A couple of examples of this:
>> A damaged criminal justice system is devastating for communities of color but financially destructive and unsustainable for everyone.
>> Reducing incarceration and recidivism rates and reinvesting funds in education can work to our collective benefit.
>> A systemic approach to educational strategies that work for youth of color also works better for white youth.
Slavery is a shameful historical wrong. People of color still suffer systemic discrimination.
By all socioeconomic measures, people of color remain far behind white Americans. This is apparent in health, education, income, wealth, employment, homeownership, and, yes, voter suppression.
America can never experience any measure of unity until there is a public admission of wrongdoing and reparations made to Black Americans.
Reparations are not foreign to the United States.
“Native Americans received land and billions of dollars for various benefits for being forcibly exiled from their native lands.
Japanese Americans received $1.5 billion, paid to those who were interned during World War II.
The United States helped to ensure that Jews received reparations for the Holocaust. In 1952, West Germany agreed to pay 3.45 billion Deutsche Marks to Holocaust survivors.
Black Americans are the only group that has not received reparations for state-sanctioned racial discrimination.”
These shocking facts appeared in an April 2020 Brookings Institute article written by Rashawn Ray and Andre M. Perry.
Here is more from the article:
“In 1860, over $3 billion was the value assigned to the physical bodies of enslaved Black Americans to be used as free labor and production. This was more money than was invested in factories and railroads combined.
In 1861, the value placed on cotton produced by enslaved Blacks was $250 million. Slavery enriched white slave owners and their descendants, and it fueled the country’s economy while suppressing wealth building for the enslaved.
Today, the average white family has roughly 10 times the amount of wealth as the average Black family. White college graduates have over seven times more wealth than Black college graduates. White high school dropouts have more wealth than Black college graduates.
Though white and Black Americans fought in WWII, Black veterans could not redeem their post-war benefits like their white peers. The G.I. bill was mandated federally, but it was implemented locally. Racial housing covenants and redlining prohibited Blacks from utilizing federal benefits. White soldiers were afforded the opportunity to build wealth by sending themselves and their children to college and by obtaining housing and small business grants. Black soldiers were not.
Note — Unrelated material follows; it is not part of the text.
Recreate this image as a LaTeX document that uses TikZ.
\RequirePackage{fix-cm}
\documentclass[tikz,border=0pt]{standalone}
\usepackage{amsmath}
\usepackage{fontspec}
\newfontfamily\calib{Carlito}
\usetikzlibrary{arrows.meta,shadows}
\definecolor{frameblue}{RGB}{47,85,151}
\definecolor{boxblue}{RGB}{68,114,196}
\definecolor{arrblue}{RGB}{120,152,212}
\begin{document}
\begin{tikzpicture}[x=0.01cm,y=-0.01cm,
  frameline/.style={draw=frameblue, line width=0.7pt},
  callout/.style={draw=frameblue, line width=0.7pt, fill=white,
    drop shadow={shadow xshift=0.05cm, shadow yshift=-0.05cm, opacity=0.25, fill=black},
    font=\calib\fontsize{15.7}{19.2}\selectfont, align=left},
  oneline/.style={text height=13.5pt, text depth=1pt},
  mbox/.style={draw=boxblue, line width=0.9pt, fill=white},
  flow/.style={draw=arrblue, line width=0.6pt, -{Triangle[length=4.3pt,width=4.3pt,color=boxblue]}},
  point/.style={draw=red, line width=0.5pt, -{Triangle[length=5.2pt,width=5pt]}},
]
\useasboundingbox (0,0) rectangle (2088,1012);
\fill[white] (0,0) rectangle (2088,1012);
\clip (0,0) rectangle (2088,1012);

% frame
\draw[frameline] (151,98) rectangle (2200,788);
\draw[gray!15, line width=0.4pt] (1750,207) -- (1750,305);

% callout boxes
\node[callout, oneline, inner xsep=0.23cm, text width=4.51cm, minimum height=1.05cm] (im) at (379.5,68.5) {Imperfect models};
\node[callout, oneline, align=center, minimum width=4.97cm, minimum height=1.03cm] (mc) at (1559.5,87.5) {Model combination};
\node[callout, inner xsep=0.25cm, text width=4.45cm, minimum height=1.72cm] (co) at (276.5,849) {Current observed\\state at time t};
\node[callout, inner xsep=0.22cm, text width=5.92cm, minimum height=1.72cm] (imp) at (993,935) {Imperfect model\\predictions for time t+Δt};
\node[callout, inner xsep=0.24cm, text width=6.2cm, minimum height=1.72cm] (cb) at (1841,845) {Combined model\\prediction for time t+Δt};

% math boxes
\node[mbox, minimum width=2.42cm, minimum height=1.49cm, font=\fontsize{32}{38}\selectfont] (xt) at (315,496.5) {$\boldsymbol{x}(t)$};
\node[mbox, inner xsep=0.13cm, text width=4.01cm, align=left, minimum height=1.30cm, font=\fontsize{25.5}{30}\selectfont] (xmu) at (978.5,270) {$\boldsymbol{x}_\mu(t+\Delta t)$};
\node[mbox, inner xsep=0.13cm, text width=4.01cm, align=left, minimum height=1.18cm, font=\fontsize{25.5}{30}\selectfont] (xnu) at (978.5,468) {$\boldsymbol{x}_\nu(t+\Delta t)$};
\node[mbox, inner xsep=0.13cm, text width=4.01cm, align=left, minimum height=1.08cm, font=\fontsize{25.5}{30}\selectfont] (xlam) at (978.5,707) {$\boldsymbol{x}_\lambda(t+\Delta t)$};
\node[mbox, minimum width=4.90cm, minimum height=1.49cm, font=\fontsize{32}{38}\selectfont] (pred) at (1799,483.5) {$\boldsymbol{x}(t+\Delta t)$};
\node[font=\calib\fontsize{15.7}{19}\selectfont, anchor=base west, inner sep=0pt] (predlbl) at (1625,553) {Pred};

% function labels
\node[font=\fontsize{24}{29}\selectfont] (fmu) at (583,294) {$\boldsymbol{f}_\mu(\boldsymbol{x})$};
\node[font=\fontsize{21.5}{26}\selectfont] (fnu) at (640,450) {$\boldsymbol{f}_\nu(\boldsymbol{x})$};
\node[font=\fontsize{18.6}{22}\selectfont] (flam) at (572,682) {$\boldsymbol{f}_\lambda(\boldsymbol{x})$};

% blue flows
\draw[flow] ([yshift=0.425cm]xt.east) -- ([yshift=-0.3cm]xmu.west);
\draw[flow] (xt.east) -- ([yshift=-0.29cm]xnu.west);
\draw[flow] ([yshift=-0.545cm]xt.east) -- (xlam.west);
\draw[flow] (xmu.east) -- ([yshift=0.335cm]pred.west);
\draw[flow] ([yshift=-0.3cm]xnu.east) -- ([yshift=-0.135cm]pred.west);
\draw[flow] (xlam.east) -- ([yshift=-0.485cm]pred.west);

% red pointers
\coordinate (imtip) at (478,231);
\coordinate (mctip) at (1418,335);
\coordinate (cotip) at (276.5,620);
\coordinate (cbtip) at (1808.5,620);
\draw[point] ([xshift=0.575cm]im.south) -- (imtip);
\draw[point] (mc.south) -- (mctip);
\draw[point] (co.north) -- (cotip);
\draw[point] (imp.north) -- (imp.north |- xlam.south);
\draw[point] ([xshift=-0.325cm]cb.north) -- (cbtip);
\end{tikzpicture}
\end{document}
The United States has yet to compensate descendants of enslaved Black Americans for their labor. Nor has the federal government atoned for the lost equity from anti-Black housing, transportation, and business policy.
Black Americans have been robbed of the opportunities to build wealth afforded to their white peers.”
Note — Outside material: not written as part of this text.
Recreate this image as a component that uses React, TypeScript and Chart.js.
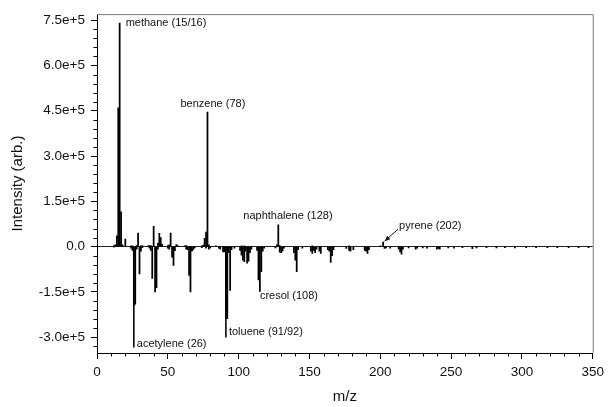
import React, { useEffect, useRef } from "react";
import { Chart, registerables } from "chart.js";

Chart.register(...registerables);

// ---- Data ----
// Upper spectrum (positive intensities)
const UPPER_MZ = [12, 13, 14, 15, 16, 17, 18, 20, 24, 25, 28, 29, 31, 32, 36, 37, 38, 40, 43, 44, 45, 46, 50, 51, 52, 56, 57, 62, 63, 74, 75, 76, 77, 78, 79, 84, 102, 104, 127, 128, 129, 152, 178, 200, 202];
const UPPER_VALUES = [4000, 6000, 36000, 460000, 740000, 115000, 6000, 25000, 3000, 3000, 4000, 45000, 3000, 4000, 3000, 4000, 4000, 67000, 12000, 44000, 30000, 8000, 4000, 6000, 45000, 7000, 4000, 3000, 4000, 3000, 5000, 28000, 48000, 446000, 6000, 3000, 3000, 3000, 6000, 72000, 4000, 3000, 3000, 3000, 15000];

// Lower spectrum (inverted, negative intensities)
const LOWER_MZ = [12, 24, 25, 26, 27, 28, 30, 31, 32, 37, 38, 39, 41, 42, 43, 50, 51, 53, 54, 55, 63, 64, 65, 66, 67, 68, 69, 74, 77, 79, 80, 86, 87, 89, 90, 91, 92, 93, 94, 95, 97, 101, 102, 103, 104, 105, 106, 107, 108, 109, 113, 114, 115, 116, 117, 118, 126, 129, 130, 131, 132, 139, 140, 141, 142, 145, 151, 152, 153, 154, 155, 157, 158, 163, 164, 165, 166, 167, 176, 178, 179, 181, 189, 190, 191, 192, 203, 204, 207, 213, 214, 215, 216, 220, 225, 226, 230, 233, 240, 241, 242, 248, 252, 258, 265, 268, 275, 282, 288, 295, 303, 310, 318, 325, 333, 340, 347];
const LOWER_VALUES = [-2000, -5000, -12000, -195000, -190000, -8000, -90000, -15000, -3000, -5000, -12000, -105000, -150000, -136000, -8000, -5000, -8000, -35000, -62000, -13000, -8000, -10000, -95000, -150000, -15000, -10000, -4000, -3000, -5000, -8000, -4000, -5000, -8000, -17000, -17000, -238000, -238000, -20000, -145000, -10000, -5000, -12000, -28000, -45000, -50000, -15000, -55000, -48000, -20000, -8000, -12000, -110000, -148000, -83000, -15000, -5000, -4000, -18000, -20000, -15000, -5000, -20000, -45000, -83000, -10000, -5000, -15000, -22000, -12000, -20000, -8000, -15000, -22000, -10000, -15000, -52000, -30000, -10000, -6000, -12000, -15000, -10000, -12000, -15000, -22000, -10000, -6000, -4000, -5000, -8000, -17000, -25000, -8000, -4000, -8000, -5000, -4000, -5000, -8000, -6000, -8000, -4000, -5000, -3000, -7000, -4000, -3000, -4000, -3000, -4000, -3000, -3000, -3000, -3000, -3000, -3000, -3000];

// Thin leader lines running from peaks to their labels
const LEADER_MZ = [26, 91];
const LEADER_VALUES = [-333000, -300000];

// Peak annotations
const LABEL_TEXT = ["methane (15/16)", "benzene (78)", "naphthalene (128)", "cresol (108)", "toluene (91/92)", "acetylene (26)", "pyrene (202)"];
const LABEL_MZ = [16, 78, 128, 115, 91, 26, 202];
const LABEL_VALUE = [740000, 446000, 72000, -148000, -300000, -333000, 15000];

// Axis ticks
const X_TICKS = [0, 50, 100, 150, 200, 250, 300, 350];
const Y_TICKS = [-300000, -150000, 0, 150000, 300000, 450000, 600000, 750000];
const X_MIN = 0;
const X_MAX = 350;
const Y_MIN = -352000;
const Y_MAX = 770000;

// ---- Styles (kept apart from the data) ----
const FONT = '"Liberation Sans", Arial, Helvetica, sans-serif';
const LABEL_STYLE = [
  { dx: 6, dy: 0 },
  { dx: -27, dy: -8 },
  { dx: -35, dy: -9 },
  { dx: 0, dy: 5 },
  { dx: 3, dy: -5 },
  { dx: 3, dy: -3 },
  { dx: 16, dy: -16 },
];

const X_MINOR: number[] = [];
for (let v = X_MIN; v <= X_MAX; v += 10) if (v % 50 !== 0) X_MINOR.push(v);
const Y_MINOR: number[] = [];
for (let v = -330000; v <= Y_MAX; v += 30000) if (v % 150000 !== 0) Y_MINOR.push(v);

const decorations = {
  id: "decorations",
  afterDatasetsDraw(chart: any) {
    const { ctx, chartArea, scales } = chart;
    const x = scales.x;
    const y = scales.y;
    ctx.save();
    // frame: top and right in gray
    ctx.strokeStyle = "#7a7a7a";
    ctx.lineWidth = 1;
    ctx.beginPath();
    ctx.moveTo(chartArea.left, chartArea.top + 0.5);
    ctx.lineTo(chartArea.right + 0.5, chartArea.top + 0.5);
    ctx.lineTo(chartArea.right + 0.5, chartArea.bottom);
    ctx.stroke();
    // minor ticks
    ctx.strokeStyle = "#000";
    ctx.beginPath();
    for (const v of X_MINOR) {
      const px = Math.round(x.getPixelForValue(v)) + 0.5;
      ctx.moveTo(px, chartArea.bottom);
      ctx.lineTo(px, chartArea.bottom + 3.5);
    }
    for (const v of Y_MINOR) {
      const py = Math.round(y.getPixelForValue(v)) + 0.5;
      ctx.moveTo(chartArea.left - 3.5, py);
      ctx.lineTo(chartArea.left, py);
    }
    ctx.stroke();
    // labels
    ctx.font = `11px ${FONT}`;
    ctx.fillStyle = "#111";
    ctx.textBaseline = "middle";
    ctx.textAlign = "left";
    LABEL_TEXT.forEach((t, i) => {
      const px = x.getPixelForValue(LABEL_MZ[i]);
      const py = y.getPixelForValue(LABEL_VALUE[i]);
      ctx.fillText(t, px + LABEL_STYLE[i].dx, py + LABEL_STYLE[i].dy);
    });
    // pyrene arrow
    const pi = 6;
    const ax = x.getPixelForValue(LABEL_MZ[pi]) + 1.5;
    const ay = y.getPixelForValue(LABEL_VALUE[pi]) - 1;
    const sx = ax + 13.5;
    const sy = ay - 12;
    ctx.strokeStyle = "#111";
    ctx.beginPath();
    ctx.moveTo(sx, sy);
    ctx.lineTo(ax, ay);
    ctx.stroke();
    const ang = Math.atan2(ay - sy, ax - sx);
    const hl = 6;
    ctx.beginPath();
    ctx.moveTo(ax, ay);
    ctx.lineTo(ax - hl * Math.cos(ang - 0.4), ay - hl * Math.sin(ang - 0.4));
    ctx.lineTo(ax - hl * Math.cos(ang + 0.4), ay - hl * Math.sin(ang + 0.4));
    ctx.closePath();
    ctx.fillStyle = "#111";
    ctx.fill();
    ctx.restore();
  },
};

export default function App() {
  const canvasRef = useRef<HTMLCanvasElement | null>(null);

  useEffect(() => {
    const canvas = canvasRef.current;
    if (!canvas) return;
    const toPoints = (xs: number[], ys: number[]) => xs.map((v, i) => ({ x: v, y: ys[i] }));
    const chart = new Chart(canvas, {
      type: "bar",
      data: {
        datasets: [
          {
            label: "upper",
            data: toPoints(UPPER_MZ, UPPER_VALUES),
            backgroundColor: "#000",
            borderWidth: 0,
            barThickness: 1.1,
            grouped: false,
          } as any,
          {
            label: "lower",
            data: toPoints(LOWER_MZ, LOWER_VALUES),
            backgroundColor: "#000",
            borderWidth: 0,
            barThickness: 1.1,
            grouped: false,
          } as any,
          {
            label: "leader",
            data: toPoints(LEADER_MZ, LEADER_VALUES),
            backgroundColor: "#000",
            borderWidth: 0,
            barThickness: 0.9,
            grouped: false,
          } as any,
        ],
      },
      options: {
        responsive: false,
        animation: false,
        events: [],
        layout: { padding: { top: 14, right: 12, left: 0, bottom: 0 } },
        plugins: { legend: { display: false }, tooltip: { enabled: false } },
        scales: {
          x: {
            type: "linear",
            min: X_MIN,
            max: X_MAX,
            offset: false,
            afterBuildTicks: (scale: any) => {
              scale.ticks = X_TICKS.map((v) => ({ value: v }));
            },
            afterFit: (scale: any) => {
              scale.height = 54;
            },
            grid: { drawOnChartArea: false, offset: false, tickLength: 6, tickColor: "#000" },
            border: { color: "#000", width: 1 },
            ticks: {
              maxRotation: 0,
              autoSkip: false,
              padding: 5,
              color: "#111",
              font: { family: FONT, size: 13.5 },
            },
            title: {
              display: true,
              text: "m/z",
              color: "#111",
              font: { family: FONT, size: 15 },
              padding: { top: 0, bottom: 1 },
            },
          },
          y: {
            type: "linear",
            min: Y_MIN,
            max: Y_MAX,
            afterBuildTicks: (scale: any) => {
              scale.ticks = Y_TICKS.map((v) => ({ value: v }));
            },
            afterFit: (scale: any) => {
              scale.width = 97;
            },
            grid: {
              color: (c: any) => (c.tick && c.tick.value === 0 ? "#222" : "rgba(0,0,0,0)"),
              tickColor: "#000",
              tickLength: 6,
            },
            border: { color: "#000", width: 1 },
            ticks: {
              padding: 6,
              color: "#111",
              font: { family: FONT, size: 13.5 },
              callback: (v: any) => (Number(v) === 0 ? "0.0" : Number(v).toExponential(1)),
            },
            title: {
              display: true,
              text: "Intensity (arb.)",
              color: "#111",
              font: { family: FONT, size: 15 },
              padding: { top: 9, bottom: 0 },
            },
          },
        },
      },
      plugins: [decorations],
    });
    return () => chart.destroy();
  }, []);

  return (
    <div style={{ position: "absolute", left: 0, top: 0, width: 609, height: 407, background: "#fff" }}>
      <canvas ref={canvasRef} width={609} height={407} style={{ display: "block" }} />
    </div>
  );
}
What might reparations look like?
If we truly want to live up to our American tenet of life, liberty, and the pursuit of happiness for all of our citizens, a federal reparations package for Black Americans is in order.
This might be modeled after the Harriet Tubman Community Investment Act, which was recently heard before the Maryland General Assembly. It’s worth noting that it was introduced in February 2020. The bill was ignored, and it died in March 2020.
Here is a summary of the key points:
>> Individual payments for descendants of enslaved Black Americans.
>> College tuition to 4-year or 2-year colleges and universities for descendants of enslaved Black Americans.
>> Student loan forgiveness for descendants of enslaved Black Americans.
>> Down payment grants and housing revitalization grants for descendants of enslaved Black Americans.
>> Business grants for start-ups and expansion, to hire more employees, or purchase property, for descendants of enslaved Black Americans.
Yes, let’s celebrate Harris in the White House. Let’s put Harriet Tubman on the $20 bill.
But I don’t believe we can truly heal the soul of America until restitution is made to our Black brothers and sisters.